建築コストから見た ―― 家賃の話
今回は、家賃の話です。
「なんだ、ありきたりな話題じゃん!」
と勉強熱心な家主さんに言われそうなので、少し視点を変えて建築的な観点から書いてみます。
先回のブログで 「RC新築物件に1億円投資する家主さん」 のコラムを書きました。そのなかで私は 『RC造でこの規模では、旨味が無いのでは?』 と言いました。
その訳は ↓
同一条件でも建築構造が違えば、家賃設定が変わる事実
があるからです。
●家賃設定の根拠とは?
新築時のアパート・マンションは、家賃設定をどうやって決めるのでしょうか?
- デベロッパーや建築会社が、仲介店と話し合って決める
- 近隣の新築相場家賃にあわせる
- 建築コストを考慮して、経営収支 (利回り) とリンクさせて決める
これら1〜3は、ある意味全部正解です。 “すべてに合致して、経営的に納得できる数字になれば” という注釈がつきますが ・・・
そこで、ベースになる考え方としては3の 「建築コストと経営収支のバランス」 を満足させることが、最優先となります。

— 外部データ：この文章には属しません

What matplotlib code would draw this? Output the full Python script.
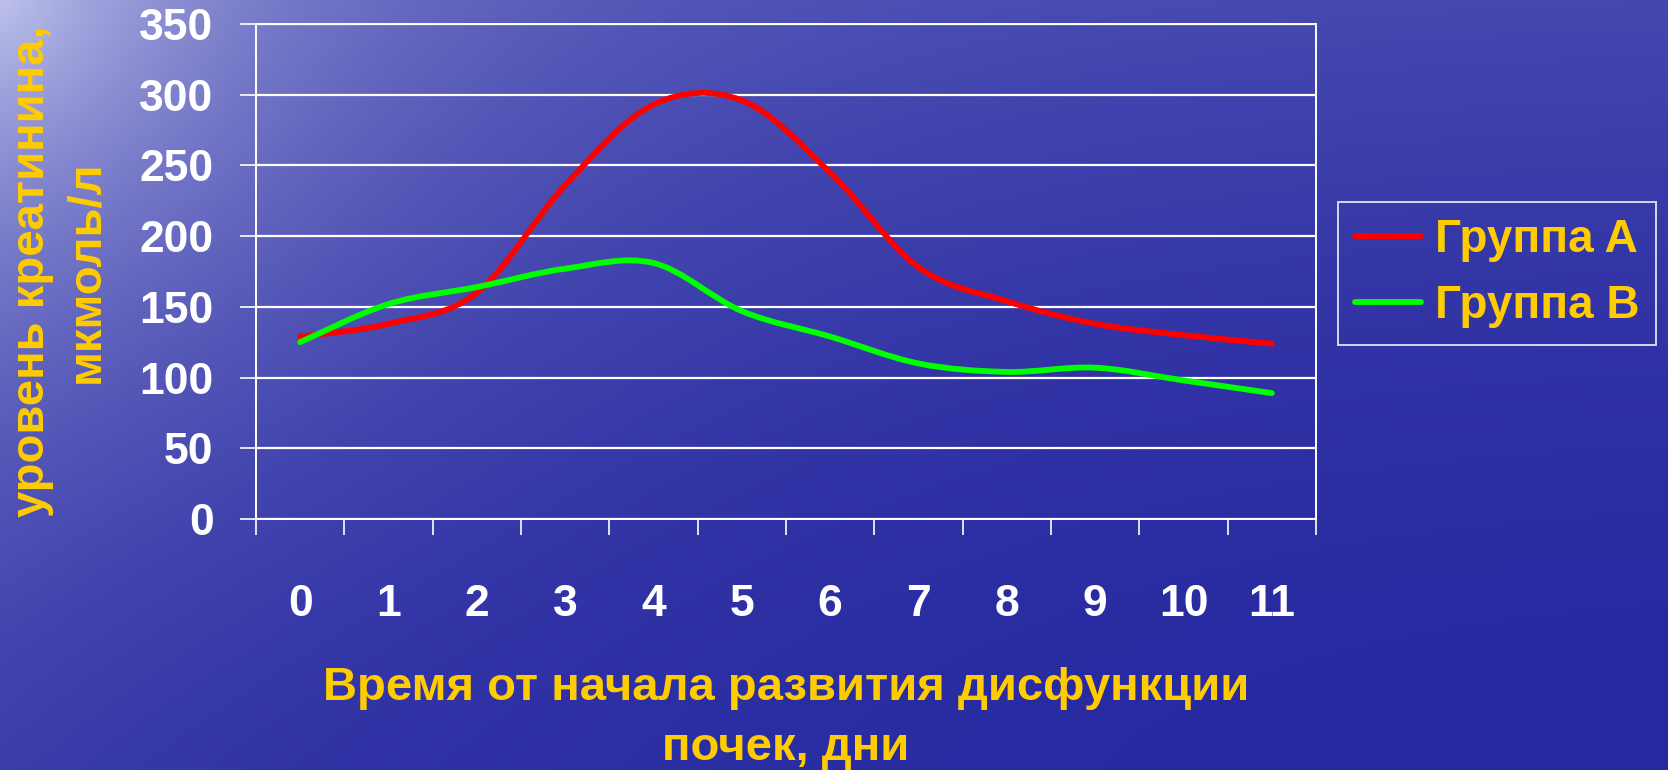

ここで、具体例を挙げてみます。同じ立地、間取りとして↓
-
- 木造3階 アパート 12戸
- RC造5階 マンション 20戸
どちらが、家賃は高くなるでしょう? 3の観点から家賃を設定するのであれば、RC5階の方を家賃は高くせざるを得ません。
外壁などの建物の仕様により、一概には言えませんが、このRC造5階20戸は木造3階12戸のほぼ倍の建築費が掛かります。もし家賃が同じの場合、RC造の戸数を24戸にしなければなければ利回りは下がります。
言い換えれば、木造と同じ利回りを出すために、RC造の家賃を高くしなければならない訳です。もし、近隣に木造とRC造の新築があり、部屋の仕様が同じであれば入居者は 「安い家賃の木造新築を選択」 するのではないでしょうか?
まあ、これは比較論としての単純な例ですので
実際には ↓
-
- 木造よりRC造のグレード感や防音性能が好まれる傾向
- 諸税、減価償却及び保険費用の差
- 防火地域の問題 (木造建築上の制約、コスト増)
などを考慮する必要があります。
なかなか難しい問題です。しかし、少なくとも経営上の収支を無視して、前出の1や2のように相場などに合わせて家賃設定すれば
↓
当然ながら 「建築コストが高ければ利回りが低下」 しますし 「投資金額に比例してリスクも高まる」 のは事実です。
結局は、あらゆる条件を包括的に検討しなければ、結論は出ませんね。
すみません ・・・ なんだか、中途半端なコラムになりました。 (汗)
【追記】
建築絡みで、気になっていることがあります。最近、確認申請が下りにくくなっているようですね。 (役所も混乱している?)
これは構造計算書偽装事件を踏まえ、2006年6月、建基法が改正された影響のせいだと言われています。2007年6月20日以降に確認申請を受け付けるものについて、一定の高さ以上等の建築物は、指定構造計算適合性判定機関等による構造計算の審査が行われます。 (確認申請書の厚さは、従来の3倍以上? 半端じゃないです)
木造の場合、N値計算や壁量計算はもともと必要でしたが、詳細計算である構造計算にあわせた金物設計の部分などで、混乱しているようです。
(国土交通省の設計指針が、6月20日施行時に間に合わなかった ⇒ これも元凶?)
最近の社会保険庁問題もそうですが 「わが国はどうなっちゃったの!」 って感じです。行政を信じられ無いなんて、寂しい話です。